↓

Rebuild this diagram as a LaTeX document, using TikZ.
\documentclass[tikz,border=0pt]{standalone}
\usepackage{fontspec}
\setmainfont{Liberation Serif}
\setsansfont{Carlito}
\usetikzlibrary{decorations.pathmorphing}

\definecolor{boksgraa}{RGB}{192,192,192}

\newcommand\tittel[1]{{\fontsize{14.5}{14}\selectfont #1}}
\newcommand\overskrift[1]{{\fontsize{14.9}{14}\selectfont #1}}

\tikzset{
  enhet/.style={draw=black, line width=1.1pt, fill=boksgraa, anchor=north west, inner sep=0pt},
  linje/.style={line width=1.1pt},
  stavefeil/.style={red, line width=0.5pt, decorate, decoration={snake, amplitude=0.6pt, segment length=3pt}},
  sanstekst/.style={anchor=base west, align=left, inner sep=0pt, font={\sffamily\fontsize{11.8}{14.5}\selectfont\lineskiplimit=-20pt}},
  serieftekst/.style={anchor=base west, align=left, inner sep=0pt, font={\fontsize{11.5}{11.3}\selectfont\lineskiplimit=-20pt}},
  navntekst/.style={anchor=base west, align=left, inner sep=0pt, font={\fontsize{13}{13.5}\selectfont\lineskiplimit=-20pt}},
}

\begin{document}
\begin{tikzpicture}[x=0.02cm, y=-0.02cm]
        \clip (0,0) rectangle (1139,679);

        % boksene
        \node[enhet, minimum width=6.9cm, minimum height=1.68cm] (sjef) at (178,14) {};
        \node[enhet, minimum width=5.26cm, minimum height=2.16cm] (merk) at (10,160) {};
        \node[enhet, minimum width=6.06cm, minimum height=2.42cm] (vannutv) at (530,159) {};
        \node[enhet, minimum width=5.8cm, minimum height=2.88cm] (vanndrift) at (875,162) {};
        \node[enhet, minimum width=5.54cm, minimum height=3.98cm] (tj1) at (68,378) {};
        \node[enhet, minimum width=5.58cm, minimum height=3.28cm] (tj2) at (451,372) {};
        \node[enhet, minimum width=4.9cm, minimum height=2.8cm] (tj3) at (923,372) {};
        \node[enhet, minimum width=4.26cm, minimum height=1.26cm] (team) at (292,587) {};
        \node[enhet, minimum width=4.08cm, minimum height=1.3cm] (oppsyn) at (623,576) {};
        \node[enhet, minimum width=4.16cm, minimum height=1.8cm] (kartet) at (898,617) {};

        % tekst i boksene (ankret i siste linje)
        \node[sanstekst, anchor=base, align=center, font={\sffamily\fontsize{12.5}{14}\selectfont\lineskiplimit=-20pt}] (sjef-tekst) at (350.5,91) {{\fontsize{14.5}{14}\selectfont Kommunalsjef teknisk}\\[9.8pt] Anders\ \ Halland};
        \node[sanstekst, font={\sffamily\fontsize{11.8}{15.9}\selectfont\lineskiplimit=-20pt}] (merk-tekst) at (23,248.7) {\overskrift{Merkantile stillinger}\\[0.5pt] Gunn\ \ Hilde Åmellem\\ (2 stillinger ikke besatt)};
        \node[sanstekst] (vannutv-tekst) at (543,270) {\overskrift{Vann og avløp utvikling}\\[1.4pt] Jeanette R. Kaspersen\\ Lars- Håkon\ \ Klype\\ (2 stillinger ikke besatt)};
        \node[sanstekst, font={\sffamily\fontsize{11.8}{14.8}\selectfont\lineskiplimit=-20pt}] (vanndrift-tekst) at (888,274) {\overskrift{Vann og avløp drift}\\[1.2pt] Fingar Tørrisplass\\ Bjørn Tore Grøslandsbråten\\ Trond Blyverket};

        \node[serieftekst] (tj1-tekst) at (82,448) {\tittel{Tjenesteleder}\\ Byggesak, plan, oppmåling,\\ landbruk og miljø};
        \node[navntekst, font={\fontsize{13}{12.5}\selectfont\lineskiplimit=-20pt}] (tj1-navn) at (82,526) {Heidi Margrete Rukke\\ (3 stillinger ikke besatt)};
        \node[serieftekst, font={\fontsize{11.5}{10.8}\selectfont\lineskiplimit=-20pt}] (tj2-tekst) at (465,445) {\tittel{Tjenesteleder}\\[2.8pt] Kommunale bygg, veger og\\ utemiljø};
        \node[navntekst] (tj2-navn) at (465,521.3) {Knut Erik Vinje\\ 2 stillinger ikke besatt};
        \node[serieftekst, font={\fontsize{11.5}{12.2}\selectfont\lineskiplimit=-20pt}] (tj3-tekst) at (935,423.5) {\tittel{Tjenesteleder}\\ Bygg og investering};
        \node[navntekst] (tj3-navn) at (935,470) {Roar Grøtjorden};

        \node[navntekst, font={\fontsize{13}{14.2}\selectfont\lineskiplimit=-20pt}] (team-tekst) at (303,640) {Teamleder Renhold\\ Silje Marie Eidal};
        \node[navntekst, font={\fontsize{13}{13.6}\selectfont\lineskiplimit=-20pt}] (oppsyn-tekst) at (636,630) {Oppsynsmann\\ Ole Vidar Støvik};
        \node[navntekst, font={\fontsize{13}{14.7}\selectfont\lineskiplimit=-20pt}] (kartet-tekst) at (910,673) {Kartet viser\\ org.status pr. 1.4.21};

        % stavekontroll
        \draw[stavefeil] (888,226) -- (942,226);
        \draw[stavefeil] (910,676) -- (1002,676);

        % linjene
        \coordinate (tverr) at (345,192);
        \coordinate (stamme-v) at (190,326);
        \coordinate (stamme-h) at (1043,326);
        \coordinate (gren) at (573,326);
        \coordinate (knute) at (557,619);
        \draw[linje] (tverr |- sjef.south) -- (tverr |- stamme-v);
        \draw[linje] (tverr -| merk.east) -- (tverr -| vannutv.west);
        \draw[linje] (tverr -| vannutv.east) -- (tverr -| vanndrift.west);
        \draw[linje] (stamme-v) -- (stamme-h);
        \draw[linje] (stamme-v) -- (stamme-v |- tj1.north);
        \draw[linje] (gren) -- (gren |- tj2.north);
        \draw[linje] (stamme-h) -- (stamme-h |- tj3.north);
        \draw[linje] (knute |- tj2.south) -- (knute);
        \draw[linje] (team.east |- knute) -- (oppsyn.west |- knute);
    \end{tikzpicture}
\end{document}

↑

(SET TASK) Return all of the data precisely as it appears.

(RESULT BELOW)
Rebuild this diagram as a LaTeX document, using TikZ.
\documentclass[tikz,border=0pt]{standalone}
\usepackage{fontspec}
\setmainfont{Liberation Serif}
\setsansfont{Carlito}
\usetikzlibrary{decorations.pathmorphing}

\definecolor{boksgraa}{RGB}{192,192,192}

\newcommand\tittel[1]{{\fontsize{14.5}{14}\selectfont #1}}
\newcommand\overskrift[1]{{\fontsize{14.9}{14}\selectfont #1}}

\tikzset{
  enhet/.style={draw=black, line width=1.1pt, fill=boksgraa, anchor=north west, inner sep=0pt},
  linje/.style={line width=1.1pt},
  stavefeil/.style={red, line width=0.5pt, decorate, decoration={snake, amplitude=0.6pt, segment length=3pt}},
  sanstekst/.style={anchor=base west, align=left, inner sep=0pt, font={\sffamily\fontsize{11.8}{14.5}\selectfont\lineskiplimit=-20pt}},
  serieftekst/.style={anchor=base west, align=left, inner sep=0pt, font={\fontsize{11.5}{11.3}\selectfont\lineskiplimit=-20pt}},
  navntekst/.style={anchor=base west, align=left, inner sep=0pt, font={\fontsize{13}{13.5}\selectfont\lineskiplimit=-20pt}},
}

\begin{document}
\begin{tikzpicture}[x=0.02cm, y=-0.02cm]
        \clip (0,0) rectangle (1139,679);

        % boksene
        \node[enhet, minimum width=6.9cm, minimum height=1.68cm] (sjef) at (178,14) {};
        \node[enhet, minimum width=5.26cm, minimum height=2.16cm] (merk) at (10,160) {};
        \node[enhet, minimum width=6.06cm, minimum height=2.42cm] (vannutv) at (530,159) {};
        \node[enhet, minimum width=5.8cm, minimum height=2.88cm] (vanndrift) at (875,162) {};
        \node[enhet, minimum width=5.54cm, minimum height=3.98cm] (tj1) at (68,378) {};
        \node[enhet, minimum width=5.58cm, minimum height=3.28cm] (tj2) at (451,372) {};
        \node[enhet, minimum width=4.9cm, minimum height=2.8cm] (tj3) at (923,372) {};
        \node[enhet, minimum width=4.26cm, minimum height=1.26cm] (team) at (292,587) {};
        \node[enhet, minimum width=4.08cm, minimum height=1.3cm] (oppsyn) at (623,576) {};
        \node[enhet, minimum width=4.16cm, minimum height=1.8cm] (kartet) at (898,617) {};

        % tekst i boksene (ankret i siste linje)
        \node[sanstekst, anchor=base, align=center, font={\sffamily\fontsize{12.5}{14}\selectfont\lineskiplimit=-20pt}] (sjef-tekst) at (350.5,91) {{\fontsize{14.5}{14}\selectfont Kommunalsjef teknisk}\\[9.8pt] Anders\ \ Halland};
        \node[sanstekst, font={\sffamily\fontsize{11.8}{15.9}\selectfont\lineskiplimit=-20pt}] (merk-tekst) at (23,248.7) {\overskrift{Merkantile stillinger}\\[0.5pt] Gunn\ \ Hilde Åmellem\\ (2 stillinger ikke besatt)};
        \node[sanstekst] (vannutv-tekst) at (543,270) {\overskrift{Vann og avløp utvikling}\\[1.4pt] Jeanette R. Kaspersen\\ Lars- Håkon\ \ Klype\\ (2 stillinger ikke besatt)};
        \node[sanstekst, font={\sffamily\fontsize{11.8}{14.8}\selectfont\lineskiplimit=-20pt}] (vanndrift-tekst) at (888,274) {\overskrift{Vann og avløp drift}\\[1.2pt] Fingar Tørrisplass\\ Bjørn Tore Grøslandsbråten\\ Trond Blyverket};

        \node[serieftekst] (tj1-tekst) at (82,448) {\tittel{Tjenesteleder}\\ Byggesak, plan, oppmåling,\\ landbruk og miljø};
        \node[navntekst, font={\fontsize{13}{12.5}\selectfont\lineskiplimit=-20pt}] (tj1-navn) at (82,526) {Heidi Margrete Rukke\\ (3 stillinger ikke besatt)};
        \node[serieftekst, font={\fontsize{11.5}{10.8}\selectfont\lineskiplimit=-20pt}] (tj2-tekst) at (465,445) {\tittel{Tjenesteleder}\\[2.8pt] Kommunale bygg, veger og\\ utemiljø};
        \node[navntekst] (tj2-navn) at (465,521.3) {Knut Erik Vinje\\ 2 stillinger ikke besatt};
        \node[serieftekst, font={\fontsize{11.5}{12.2}\selectfont\lineskiplimit=-20pt}] (tj3-tekst) at (935,423.5) {\tittel{Tjenesteleder}\\ Bygg og investering};
        \node[navntekst] (tj3-navn) at (935,470) {Roar Grøtjorden};

        \node[navntekst, font={\fontsize{13}{14.2}\selectfont\lineskiplimit=-20pt}] (team-tekst) at (303,640) {Teamleder Renhold\\ Silje Marie Eidal};
        \node[navntekst, font={\fontsize{13}{13.6}\selectfont\lineskiplimit=-20pt}] (oppsyn-tekst) at (636,630) {Oppsynsmann\\ Ole Vidar Støvik};
        \node[navntekst, font={\fontsize{13}{14.7}\selectfont\lineskiplimit=-20pt}] (kartet-tekst) at (910,673) {Kartet viser\\ org.status pr. 1.4.21};

        % stavekontroll
        \draw[stavefeil] (888,226) -- (942,226);
        \draw[stavefeil] (910,676) -- (1002,676);

        % linjene
        \coordinate (tverr) at (345,192);
        \coordinate (stamme-v) at (190,326);
        \coordinate (stamme-h) at (1043,326);
        \coordinate (gren) at (573,326);
        \coordinate (knute) at (557,619);
        \draw[linje] (tverr |- sjef.south) -- (tverr |- stamme-v);
        \draw[linje] (tverr -| merk.east) -- (tverr -| vannutv.west);
        \draw[linje] (tverr -| vannutv.east) -- (tverr -| vanndrift.west);
        \draw[linje] (stamme-v) -- (stamme-h);
        \draw[linje] (stamme-v) -- (stamme-v |- tj1.north);
        \draw[linje] (gren) -- (gren |- tj2.north);
        \draw[linje] (stamme-h) -- (stamme-h |- tj3.north);
        \draw[linje] (knute |- tj2.south) -- (knute);
        \draw[linje] (team.east |- knute) -- (oppsyn.west |- knute);
    \end{tikzpicture}
\end{document}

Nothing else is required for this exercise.